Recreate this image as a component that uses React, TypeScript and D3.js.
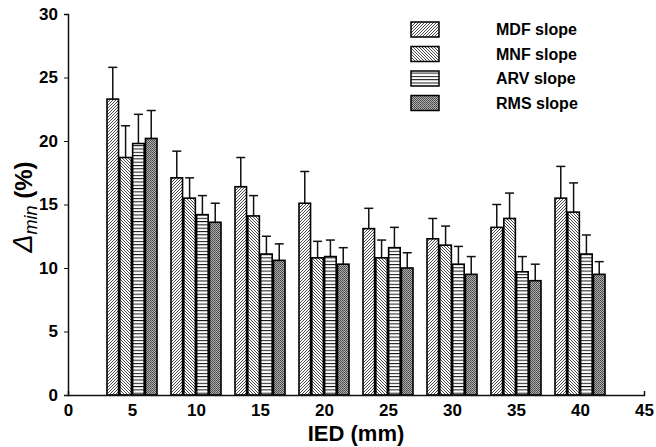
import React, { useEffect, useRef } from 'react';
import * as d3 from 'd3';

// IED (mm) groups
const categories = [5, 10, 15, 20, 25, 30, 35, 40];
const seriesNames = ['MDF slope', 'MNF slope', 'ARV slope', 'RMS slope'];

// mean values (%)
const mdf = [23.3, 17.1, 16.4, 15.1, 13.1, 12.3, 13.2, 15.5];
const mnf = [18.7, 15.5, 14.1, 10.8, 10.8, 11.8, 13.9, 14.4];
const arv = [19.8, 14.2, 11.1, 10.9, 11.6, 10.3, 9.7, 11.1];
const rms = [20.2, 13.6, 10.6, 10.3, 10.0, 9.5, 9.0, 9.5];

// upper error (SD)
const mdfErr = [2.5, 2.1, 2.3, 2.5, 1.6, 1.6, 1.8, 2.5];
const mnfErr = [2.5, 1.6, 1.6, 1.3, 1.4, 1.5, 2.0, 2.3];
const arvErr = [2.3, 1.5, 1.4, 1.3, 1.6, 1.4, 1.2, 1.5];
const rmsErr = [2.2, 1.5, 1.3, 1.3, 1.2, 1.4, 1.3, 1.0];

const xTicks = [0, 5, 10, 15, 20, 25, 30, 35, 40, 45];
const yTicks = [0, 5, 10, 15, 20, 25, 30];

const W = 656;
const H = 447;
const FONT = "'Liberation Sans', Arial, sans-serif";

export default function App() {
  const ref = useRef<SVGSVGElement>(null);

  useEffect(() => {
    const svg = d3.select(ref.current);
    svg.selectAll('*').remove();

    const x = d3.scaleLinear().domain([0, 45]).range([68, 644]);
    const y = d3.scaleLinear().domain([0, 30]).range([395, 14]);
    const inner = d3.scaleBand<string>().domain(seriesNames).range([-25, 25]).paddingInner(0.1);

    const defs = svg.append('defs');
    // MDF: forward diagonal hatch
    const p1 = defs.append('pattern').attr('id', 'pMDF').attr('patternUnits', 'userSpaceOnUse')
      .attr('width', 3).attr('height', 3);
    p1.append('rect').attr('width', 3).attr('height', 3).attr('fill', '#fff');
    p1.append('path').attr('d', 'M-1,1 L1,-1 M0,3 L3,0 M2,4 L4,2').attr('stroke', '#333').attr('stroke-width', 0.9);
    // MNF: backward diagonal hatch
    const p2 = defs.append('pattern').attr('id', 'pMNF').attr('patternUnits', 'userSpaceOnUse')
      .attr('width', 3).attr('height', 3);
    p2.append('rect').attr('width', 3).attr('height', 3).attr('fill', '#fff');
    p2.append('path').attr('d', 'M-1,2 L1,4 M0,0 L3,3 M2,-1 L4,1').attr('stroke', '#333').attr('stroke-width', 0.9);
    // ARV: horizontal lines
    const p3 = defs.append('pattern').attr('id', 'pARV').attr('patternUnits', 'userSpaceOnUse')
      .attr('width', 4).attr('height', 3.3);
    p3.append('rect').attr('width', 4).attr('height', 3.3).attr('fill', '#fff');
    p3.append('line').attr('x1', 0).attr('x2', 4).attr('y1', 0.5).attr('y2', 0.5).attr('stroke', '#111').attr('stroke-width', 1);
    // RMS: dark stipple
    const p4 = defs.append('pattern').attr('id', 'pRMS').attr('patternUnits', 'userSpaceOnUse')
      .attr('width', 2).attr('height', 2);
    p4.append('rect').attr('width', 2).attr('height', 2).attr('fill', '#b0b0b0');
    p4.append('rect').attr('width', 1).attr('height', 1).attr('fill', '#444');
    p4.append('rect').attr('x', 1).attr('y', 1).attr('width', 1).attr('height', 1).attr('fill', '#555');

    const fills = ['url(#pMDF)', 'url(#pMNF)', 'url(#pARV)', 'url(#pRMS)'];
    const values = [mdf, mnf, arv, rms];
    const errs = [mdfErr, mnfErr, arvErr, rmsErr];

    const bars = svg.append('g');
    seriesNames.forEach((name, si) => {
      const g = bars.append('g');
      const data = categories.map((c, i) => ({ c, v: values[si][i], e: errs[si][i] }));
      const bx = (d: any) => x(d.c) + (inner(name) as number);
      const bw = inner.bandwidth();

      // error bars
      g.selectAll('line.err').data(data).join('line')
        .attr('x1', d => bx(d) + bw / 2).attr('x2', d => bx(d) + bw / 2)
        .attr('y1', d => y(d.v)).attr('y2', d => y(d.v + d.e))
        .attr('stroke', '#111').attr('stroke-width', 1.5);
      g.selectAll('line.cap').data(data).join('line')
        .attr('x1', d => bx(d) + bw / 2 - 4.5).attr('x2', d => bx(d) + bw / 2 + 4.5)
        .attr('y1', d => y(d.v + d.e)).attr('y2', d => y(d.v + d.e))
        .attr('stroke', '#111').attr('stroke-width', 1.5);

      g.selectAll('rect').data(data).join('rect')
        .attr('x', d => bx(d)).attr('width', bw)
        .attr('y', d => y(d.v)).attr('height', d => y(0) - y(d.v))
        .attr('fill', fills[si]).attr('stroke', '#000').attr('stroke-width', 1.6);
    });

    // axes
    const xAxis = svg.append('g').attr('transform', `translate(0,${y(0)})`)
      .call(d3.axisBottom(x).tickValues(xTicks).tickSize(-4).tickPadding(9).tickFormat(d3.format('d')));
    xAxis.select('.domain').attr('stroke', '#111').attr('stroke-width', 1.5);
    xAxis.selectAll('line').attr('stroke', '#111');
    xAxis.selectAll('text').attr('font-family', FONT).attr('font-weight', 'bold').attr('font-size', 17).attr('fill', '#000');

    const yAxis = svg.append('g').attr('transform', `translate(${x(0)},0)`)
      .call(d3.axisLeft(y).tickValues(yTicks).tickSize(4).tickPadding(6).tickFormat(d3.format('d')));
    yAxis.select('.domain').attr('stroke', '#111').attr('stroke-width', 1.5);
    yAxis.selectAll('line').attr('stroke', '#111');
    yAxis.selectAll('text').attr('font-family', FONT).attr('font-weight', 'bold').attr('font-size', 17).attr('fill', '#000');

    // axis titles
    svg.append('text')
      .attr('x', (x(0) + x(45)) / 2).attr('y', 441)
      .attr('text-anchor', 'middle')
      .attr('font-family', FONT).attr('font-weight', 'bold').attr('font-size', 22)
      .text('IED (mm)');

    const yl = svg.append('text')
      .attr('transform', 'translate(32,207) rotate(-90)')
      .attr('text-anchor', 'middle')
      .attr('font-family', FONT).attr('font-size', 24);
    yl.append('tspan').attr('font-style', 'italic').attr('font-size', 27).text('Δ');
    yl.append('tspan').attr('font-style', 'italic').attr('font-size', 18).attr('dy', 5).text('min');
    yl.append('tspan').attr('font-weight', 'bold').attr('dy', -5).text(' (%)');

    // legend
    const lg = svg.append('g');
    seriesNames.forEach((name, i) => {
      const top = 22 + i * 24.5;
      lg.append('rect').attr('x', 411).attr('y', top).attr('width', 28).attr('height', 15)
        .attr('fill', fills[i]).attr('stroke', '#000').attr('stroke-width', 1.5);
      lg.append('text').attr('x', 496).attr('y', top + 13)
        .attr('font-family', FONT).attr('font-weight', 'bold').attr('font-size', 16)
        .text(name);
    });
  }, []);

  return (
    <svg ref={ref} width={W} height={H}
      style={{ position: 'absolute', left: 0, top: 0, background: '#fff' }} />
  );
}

...

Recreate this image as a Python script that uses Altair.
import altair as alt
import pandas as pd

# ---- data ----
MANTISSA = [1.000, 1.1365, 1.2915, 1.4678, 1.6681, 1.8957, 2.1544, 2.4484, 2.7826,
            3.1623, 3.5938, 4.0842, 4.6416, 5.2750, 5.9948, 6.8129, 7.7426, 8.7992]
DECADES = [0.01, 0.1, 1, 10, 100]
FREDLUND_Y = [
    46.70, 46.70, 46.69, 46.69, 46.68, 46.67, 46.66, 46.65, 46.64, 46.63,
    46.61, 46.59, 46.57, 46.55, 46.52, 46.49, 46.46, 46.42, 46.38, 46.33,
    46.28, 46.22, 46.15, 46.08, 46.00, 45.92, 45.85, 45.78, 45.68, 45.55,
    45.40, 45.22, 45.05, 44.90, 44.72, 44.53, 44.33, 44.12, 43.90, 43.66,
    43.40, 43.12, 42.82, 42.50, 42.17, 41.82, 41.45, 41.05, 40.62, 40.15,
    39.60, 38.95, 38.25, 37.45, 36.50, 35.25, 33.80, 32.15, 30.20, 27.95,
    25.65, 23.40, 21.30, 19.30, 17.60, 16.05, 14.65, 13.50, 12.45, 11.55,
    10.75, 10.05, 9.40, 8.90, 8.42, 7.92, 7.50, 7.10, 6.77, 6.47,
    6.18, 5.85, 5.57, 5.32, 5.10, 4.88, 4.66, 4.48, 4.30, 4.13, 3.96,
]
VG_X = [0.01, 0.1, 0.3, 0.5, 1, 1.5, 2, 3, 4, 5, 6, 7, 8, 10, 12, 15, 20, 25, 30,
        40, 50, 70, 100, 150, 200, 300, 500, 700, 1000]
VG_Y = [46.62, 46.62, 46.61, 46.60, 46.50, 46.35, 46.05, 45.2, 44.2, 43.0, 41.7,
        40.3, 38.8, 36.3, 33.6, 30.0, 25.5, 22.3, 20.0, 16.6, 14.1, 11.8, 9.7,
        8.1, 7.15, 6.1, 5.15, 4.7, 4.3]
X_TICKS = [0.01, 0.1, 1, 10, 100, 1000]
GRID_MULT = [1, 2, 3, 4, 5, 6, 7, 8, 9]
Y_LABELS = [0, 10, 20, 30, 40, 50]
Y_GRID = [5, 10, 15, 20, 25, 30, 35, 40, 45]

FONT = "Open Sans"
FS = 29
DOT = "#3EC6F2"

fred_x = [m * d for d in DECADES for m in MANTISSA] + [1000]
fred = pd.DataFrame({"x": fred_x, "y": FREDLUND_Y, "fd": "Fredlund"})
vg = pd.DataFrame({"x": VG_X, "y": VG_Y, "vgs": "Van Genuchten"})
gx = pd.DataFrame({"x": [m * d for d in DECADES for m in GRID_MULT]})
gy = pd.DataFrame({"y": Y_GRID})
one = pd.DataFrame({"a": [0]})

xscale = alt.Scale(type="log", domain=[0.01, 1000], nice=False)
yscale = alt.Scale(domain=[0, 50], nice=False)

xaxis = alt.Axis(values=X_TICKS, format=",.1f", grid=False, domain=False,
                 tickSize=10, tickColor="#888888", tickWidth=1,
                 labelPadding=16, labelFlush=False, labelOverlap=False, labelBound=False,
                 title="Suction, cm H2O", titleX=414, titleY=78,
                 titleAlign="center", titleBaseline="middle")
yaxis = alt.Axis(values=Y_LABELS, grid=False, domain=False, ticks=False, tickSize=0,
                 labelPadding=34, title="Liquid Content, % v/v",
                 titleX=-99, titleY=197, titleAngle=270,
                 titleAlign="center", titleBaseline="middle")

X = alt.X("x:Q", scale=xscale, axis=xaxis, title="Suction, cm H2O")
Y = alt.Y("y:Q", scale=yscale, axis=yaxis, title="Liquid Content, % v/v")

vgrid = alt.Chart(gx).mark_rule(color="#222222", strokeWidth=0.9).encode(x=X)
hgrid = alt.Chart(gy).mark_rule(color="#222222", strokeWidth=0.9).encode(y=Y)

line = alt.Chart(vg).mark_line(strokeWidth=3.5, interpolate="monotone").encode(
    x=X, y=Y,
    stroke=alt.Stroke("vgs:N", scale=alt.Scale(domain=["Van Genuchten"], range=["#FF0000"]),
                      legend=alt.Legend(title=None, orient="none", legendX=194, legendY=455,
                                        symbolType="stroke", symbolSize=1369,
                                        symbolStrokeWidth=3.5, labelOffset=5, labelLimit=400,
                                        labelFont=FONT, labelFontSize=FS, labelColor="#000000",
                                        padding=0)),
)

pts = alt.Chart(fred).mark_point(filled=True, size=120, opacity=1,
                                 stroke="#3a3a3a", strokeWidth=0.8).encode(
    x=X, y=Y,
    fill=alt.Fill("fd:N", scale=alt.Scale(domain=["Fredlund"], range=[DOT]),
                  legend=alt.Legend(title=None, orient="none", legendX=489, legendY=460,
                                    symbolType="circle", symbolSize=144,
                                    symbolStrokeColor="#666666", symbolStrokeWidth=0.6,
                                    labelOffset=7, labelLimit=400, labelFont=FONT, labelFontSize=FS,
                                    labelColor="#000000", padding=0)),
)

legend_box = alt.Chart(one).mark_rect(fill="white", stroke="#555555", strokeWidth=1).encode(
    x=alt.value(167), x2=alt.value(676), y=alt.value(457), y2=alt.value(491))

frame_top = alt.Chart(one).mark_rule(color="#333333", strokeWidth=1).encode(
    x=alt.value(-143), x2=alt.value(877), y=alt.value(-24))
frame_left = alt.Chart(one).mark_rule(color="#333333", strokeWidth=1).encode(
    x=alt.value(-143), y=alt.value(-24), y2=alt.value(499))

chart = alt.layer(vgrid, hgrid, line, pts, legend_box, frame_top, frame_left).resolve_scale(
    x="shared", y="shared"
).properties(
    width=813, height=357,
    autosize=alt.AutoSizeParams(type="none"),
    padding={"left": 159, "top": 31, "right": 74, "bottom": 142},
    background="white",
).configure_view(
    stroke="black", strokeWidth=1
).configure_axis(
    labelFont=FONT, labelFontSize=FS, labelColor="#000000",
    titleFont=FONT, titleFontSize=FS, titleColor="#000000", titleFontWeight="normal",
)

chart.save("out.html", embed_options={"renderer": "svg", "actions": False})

--

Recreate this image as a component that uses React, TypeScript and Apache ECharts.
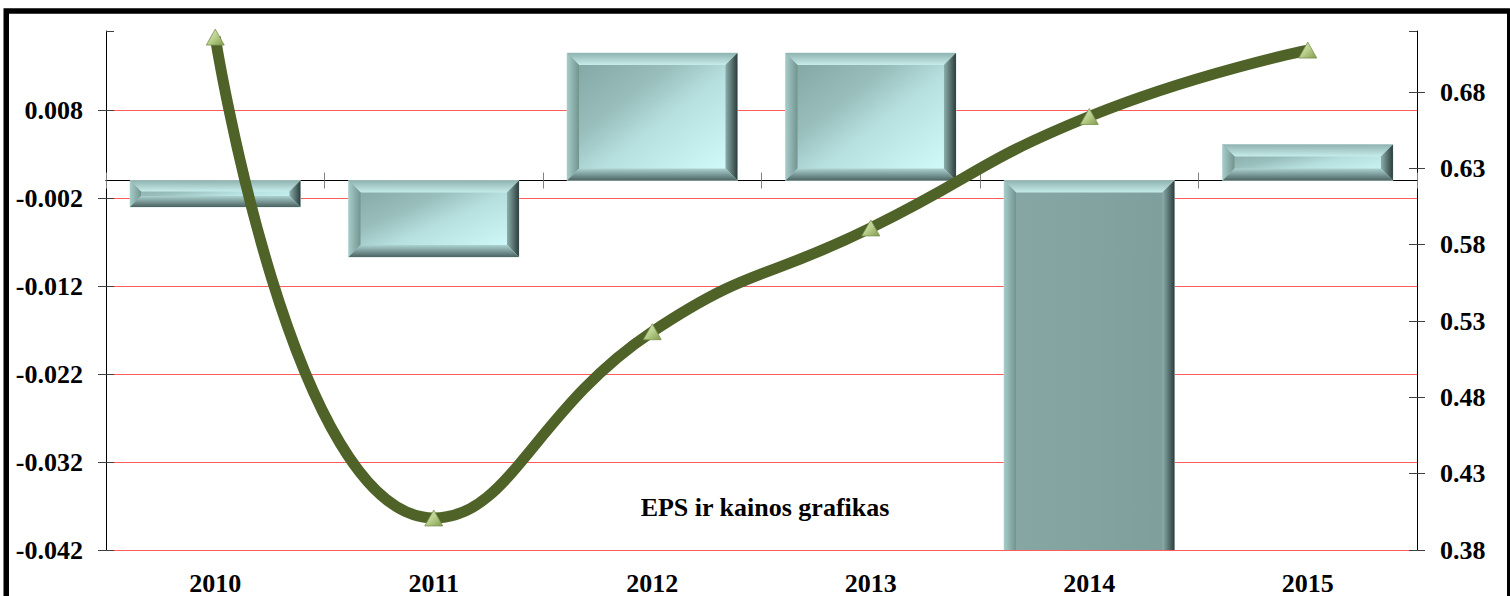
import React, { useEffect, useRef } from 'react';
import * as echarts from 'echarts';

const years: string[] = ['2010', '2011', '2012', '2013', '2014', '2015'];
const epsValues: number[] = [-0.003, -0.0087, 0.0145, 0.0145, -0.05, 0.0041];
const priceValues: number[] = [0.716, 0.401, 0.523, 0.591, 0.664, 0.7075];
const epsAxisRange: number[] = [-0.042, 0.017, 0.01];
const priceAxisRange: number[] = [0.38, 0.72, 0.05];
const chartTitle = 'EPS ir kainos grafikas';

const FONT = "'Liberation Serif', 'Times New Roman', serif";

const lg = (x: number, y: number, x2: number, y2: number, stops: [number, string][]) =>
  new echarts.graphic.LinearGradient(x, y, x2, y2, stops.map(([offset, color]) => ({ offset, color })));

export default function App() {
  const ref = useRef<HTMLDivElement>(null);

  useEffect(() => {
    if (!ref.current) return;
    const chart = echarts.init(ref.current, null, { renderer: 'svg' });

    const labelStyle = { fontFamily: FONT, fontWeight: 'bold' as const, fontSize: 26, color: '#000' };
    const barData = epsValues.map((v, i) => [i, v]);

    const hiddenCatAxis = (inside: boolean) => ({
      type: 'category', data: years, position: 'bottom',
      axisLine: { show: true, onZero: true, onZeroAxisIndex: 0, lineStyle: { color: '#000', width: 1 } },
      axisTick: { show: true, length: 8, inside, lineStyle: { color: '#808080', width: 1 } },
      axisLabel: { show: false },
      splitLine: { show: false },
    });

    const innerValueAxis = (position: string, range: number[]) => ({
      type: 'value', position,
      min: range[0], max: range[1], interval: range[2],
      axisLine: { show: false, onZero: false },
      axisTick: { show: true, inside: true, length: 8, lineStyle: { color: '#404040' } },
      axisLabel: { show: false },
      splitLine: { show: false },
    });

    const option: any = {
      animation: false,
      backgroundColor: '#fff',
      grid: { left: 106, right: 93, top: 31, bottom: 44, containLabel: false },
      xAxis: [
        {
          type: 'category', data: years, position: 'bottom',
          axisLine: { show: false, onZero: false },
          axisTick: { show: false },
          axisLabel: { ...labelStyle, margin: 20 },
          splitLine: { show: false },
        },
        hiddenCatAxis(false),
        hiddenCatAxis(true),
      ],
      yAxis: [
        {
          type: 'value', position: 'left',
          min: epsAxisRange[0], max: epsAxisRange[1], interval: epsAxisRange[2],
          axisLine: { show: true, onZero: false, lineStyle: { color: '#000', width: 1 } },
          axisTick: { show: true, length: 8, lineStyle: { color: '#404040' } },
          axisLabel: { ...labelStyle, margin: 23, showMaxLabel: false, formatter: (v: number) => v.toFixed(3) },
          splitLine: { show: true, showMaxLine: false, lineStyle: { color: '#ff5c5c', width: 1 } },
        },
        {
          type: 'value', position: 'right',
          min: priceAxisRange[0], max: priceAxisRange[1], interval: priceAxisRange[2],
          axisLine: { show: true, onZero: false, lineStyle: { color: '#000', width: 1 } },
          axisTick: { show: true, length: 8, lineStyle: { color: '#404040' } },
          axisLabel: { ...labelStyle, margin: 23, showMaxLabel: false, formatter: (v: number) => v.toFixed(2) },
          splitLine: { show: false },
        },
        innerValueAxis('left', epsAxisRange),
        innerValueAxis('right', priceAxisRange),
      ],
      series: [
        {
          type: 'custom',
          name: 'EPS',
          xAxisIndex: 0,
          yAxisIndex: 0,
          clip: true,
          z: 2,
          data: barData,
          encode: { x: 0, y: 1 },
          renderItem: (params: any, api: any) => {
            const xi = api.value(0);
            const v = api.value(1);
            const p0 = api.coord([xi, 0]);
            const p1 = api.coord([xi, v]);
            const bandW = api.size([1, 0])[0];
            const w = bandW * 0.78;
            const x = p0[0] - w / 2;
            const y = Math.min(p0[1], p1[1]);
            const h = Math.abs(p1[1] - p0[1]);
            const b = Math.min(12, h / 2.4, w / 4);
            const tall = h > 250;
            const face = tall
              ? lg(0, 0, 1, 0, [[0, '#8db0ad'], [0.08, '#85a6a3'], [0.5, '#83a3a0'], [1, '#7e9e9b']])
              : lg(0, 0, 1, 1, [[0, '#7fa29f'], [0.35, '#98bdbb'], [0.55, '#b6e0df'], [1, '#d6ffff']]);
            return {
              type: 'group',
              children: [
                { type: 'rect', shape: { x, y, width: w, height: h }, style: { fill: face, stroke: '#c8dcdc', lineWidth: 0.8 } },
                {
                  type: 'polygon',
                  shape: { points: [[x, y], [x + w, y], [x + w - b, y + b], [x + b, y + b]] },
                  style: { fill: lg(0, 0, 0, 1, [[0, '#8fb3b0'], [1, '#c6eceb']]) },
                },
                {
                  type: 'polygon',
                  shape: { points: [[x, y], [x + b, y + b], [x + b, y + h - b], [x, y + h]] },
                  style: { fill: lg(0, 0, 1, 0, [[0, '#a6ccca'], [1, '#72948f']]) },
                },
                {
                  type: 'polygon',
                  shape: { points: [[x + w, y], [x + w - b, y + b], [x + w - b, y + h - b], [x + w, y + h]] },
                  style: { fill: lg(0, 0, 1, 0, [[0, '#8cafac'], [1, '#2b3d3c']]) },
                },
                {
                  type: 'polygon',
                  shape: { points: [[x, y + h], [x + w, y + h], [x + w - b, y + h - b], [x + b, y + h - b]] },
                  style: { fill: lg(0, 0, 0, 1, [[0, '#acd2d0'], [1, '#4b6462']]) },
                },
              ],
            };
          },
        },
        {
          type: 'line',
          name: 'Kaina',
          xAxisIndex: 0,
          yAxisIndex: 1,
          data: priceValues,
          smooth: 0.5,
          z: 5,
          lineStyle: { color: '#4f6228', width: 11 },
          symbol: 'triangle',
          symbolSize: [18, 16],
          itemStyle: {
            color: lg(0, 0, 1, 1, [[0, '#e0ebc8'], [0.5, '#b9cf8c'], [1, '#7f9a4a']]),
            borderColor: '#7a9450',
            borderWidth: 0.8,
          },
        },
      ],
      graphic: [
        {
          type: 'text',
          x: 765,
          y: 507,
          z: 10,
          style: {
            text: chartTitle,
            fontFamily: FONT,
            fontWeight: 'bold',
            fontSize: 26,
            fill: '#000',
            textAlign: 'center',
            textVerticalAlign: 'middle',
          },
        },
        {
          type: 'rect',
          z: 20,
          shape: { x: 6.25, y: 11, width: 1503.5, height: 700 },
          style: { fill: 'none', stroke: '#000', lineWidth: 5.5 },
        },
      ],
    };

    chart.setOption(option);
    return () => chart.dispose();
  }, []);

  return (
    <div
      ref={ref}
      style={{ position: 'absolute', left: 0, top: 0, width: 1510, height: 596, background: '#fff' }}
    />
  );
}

_What you have to do_
Copy all lines from the material that contain "component".

_Finished task_
Recreate this image as a component that uses React, TypeScript and D3.js.
Recreate this image as a component that uses React, TypeScript and Apache ECharts.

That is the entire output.